Para Pablo el final estaba muy próximo y él lo sabía. Cuando Erasmo se iba haciendo viejo, dijo: « Soy un veterano y me he ganado la licencia, y debo dejar la milicia a los más jóvenes.» Pablo, el anciano luchador, está despojándose de sus armas para que las tome Timoteo.

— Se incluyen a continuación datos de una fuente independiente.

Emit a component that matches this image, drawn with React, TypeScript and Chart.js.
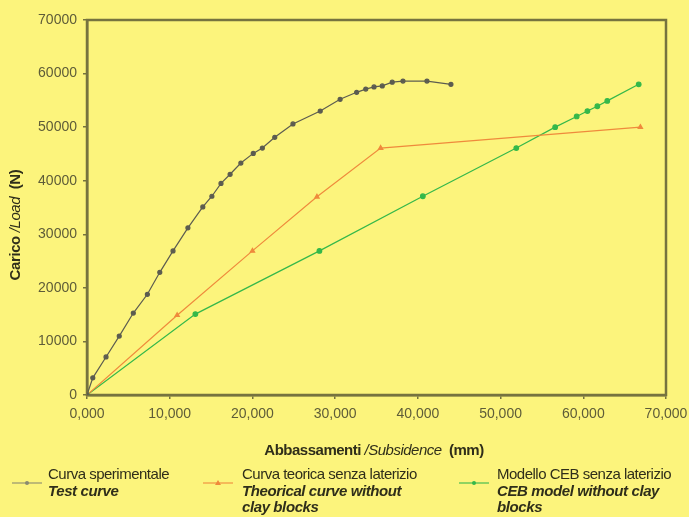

No hay pasaje en todo el Nuevo Testamento que contenga más figuras gráficas que éste. « Mi vida dice Pablo- ha llegado al punto en que debe ser sacrificada.» La palabra que usa para sacrificada es el verbo spéndesthai, que quiere decir literalmente derramar como libación a los dioses. Todas las comidas romanas terminaban con una especie de sacrificio. Se tomaba una copa de vino y se derramaba (spéndesthai) a los dioses. Es como si Pablo estuviera diciendo: «El día ha terminado; es hora de levantarse y partir; y mi vida debe ser derramada como un sacrificio a Dios.» No pensaba que le iban a ejecutar, sino más bien que era él mismo el que iba a ofrecer su vida a Dios. Desde su conversión Pablo se lo había ofrecido todo siempre a Dios -su dinero, su educación, su tiempo, el vigor de su cuerpo, la agudeza de su mente, la devoción de su corazón. La vida era lo único que le quedaba por ofrecer, e iba a ponerla sobre el altar sin el menor reparo y con la mayor alegría.